Bedside Manners is a series of essays/vignettes about the encounters between doctors and patients, mostly. All but a couple are clearly intended to be true and from the perspective of Dr. Watts, who is a gastroenterologist. (The couple that seem to be about some other doctor are weird.) His writing is prosey and nice, and stories fly by, and the subject matter is surprisingly interesting. (Not that I’m surprised that the 6,049,284th medical memoir I’ve read was interesting. But he’s a gastroenterologist.)
Are you hearing a “but”? There’s a but. (Do you know how hard I’m resisting a gastroenterology joke right now?)

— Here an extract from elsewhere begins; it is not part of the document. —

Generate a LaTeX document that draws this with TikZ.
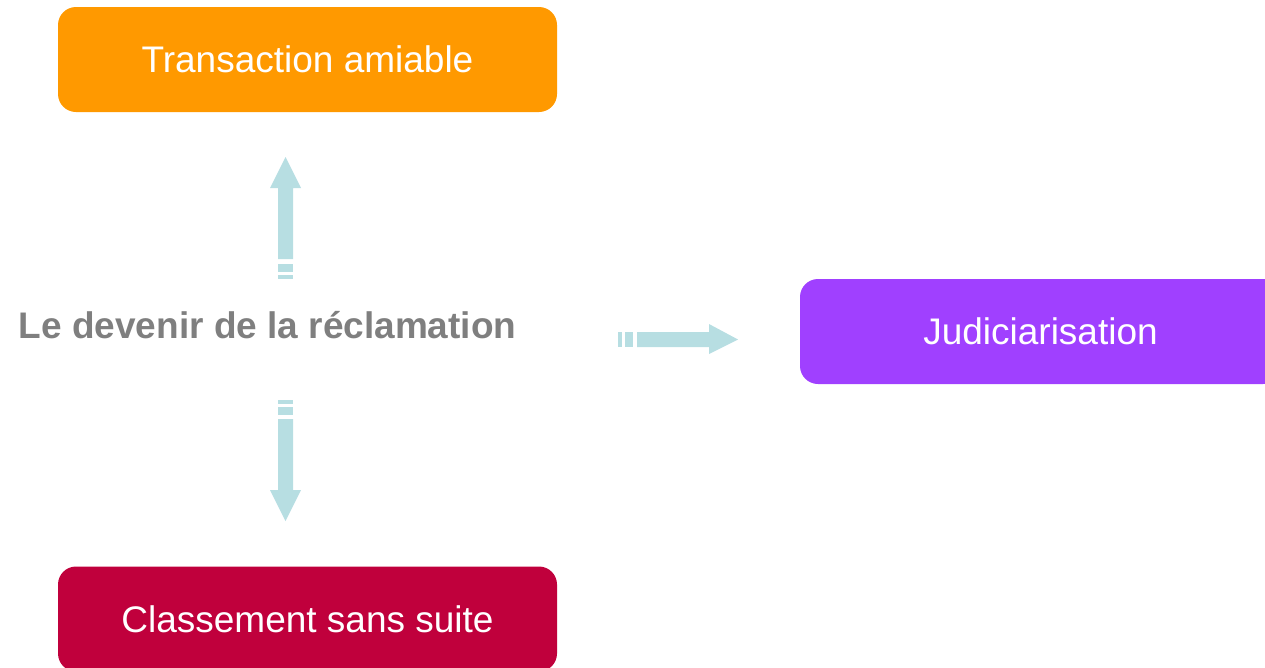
\documentclass[tikz,border=0pt]{standalone}
\usepackage{fontspec}
\setmainfont{Liberation Sans}
\definecolor{orangebox}{HTML}{FF9900}
\definecolor{purplebox}{HTML}{A040FF}
\definecolor{redbox}{HTML}{C0003C}
\definecolor{flow}{HTML}{B7DEE2}
\definecolor{labelgray}{HTML}{7F7F7F}
\tikzset{
  outcome/.style={rounded corners=18pt, minimum width=499pt, minimum height=105pt,
    inner sep=0pt, text=white, font=\fontsize{37}{44}\selectfont,
    text height=26.5pt, text depth=0pt},
  flowfill/.style={fill=flow, draw=none},
}
\begin{document}
\begin{tikzpicture}[x=1pt,y=-1pt]
\useasboundingbox (0,0) rectangle (1265,667);
\clip (0,0) rectangle (1265,667);

% outcome boxes
\node[outcome, fill=orangebox] (amiable) at (307.5,59.5) {Transaction amiable};
\node[outcome, fill=redbox] (classement) at (307.5,619) {Classement sans suite};
\node[outcome, fill=purplebox, minimum width=481pt] (judic) at (1040.5,331.5) {Judiciarisation};

% central label
\node[font=\bfseries\fontsize{37}{44}\selectfont, text=labelgray, inner sep=0pt,
      text height=26.5pt, text depth=0pt] (devenir) at (267.5,325.5) {Le devenir de la réclamation};

% upward block arrow with striped tail
\fill[flowfill] (278,259) -- (278,188) -- (270,188) -- (285.5,157) -- (301,188) -- (293,188) -- (293,259) -- cycle;
\fill[flowfill] (278,264) rectangle (293,272);
\fill[flowfill] (278,275) rectangle (293,279);

% downward block arrow with striped tail
\fill[flowfill] (278,400) rectangle (293,404);
\fill[flowfill] (278,407) rectangle (293,415);
\fill[flowfill] (278,419) -- (278,490) -- (270,490) -- (285.5,521) -- (301,490) -- (293,490) -- (293,419) -- cycle;

% rightward block arrow with striped tail
\fill[flowfill] (618,332) rectangle (622,347);
\fill[flowfill] (625,332) rectangle (633,347);
\fill[flowfill] (637,332) -- (709,332) -- (709,324) -- (738,339.5) -- (709,354) -- (709,347) -- (637,347) -- cycle;
\end{tikzpicture}
\end{document}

A couple chapters in this book struck me as really problematic. In one, a patient has sepsis from gonorrhea in her throat. It’s not the first time. Something about her body makes her particularly vulnerable to it, and her boyfriend has been the one to give it to her every time because he won’t get treatment. Dr. Watts’ mind is just blown by how beautiful she is and the fact that she keeps “giving herself” in spite of the risk. It’s gross. A few chapters later there’s a nurse being a professional and not taking sides in a dispute among colleagues and when she takes a while to top off an anesthetized patient’s meds and her boobs touch his shoulder, her takes that as a sign that she’s silently telling him she’s on his side and he can…fall backwards into her womanliness or something. Ugh.
Does a book that’s 90% great outweigh a couple of short chapters that are super icky? I don’t know. If you think so, I’d recommend it. The rest of the book was a solid four stars. If not, pass.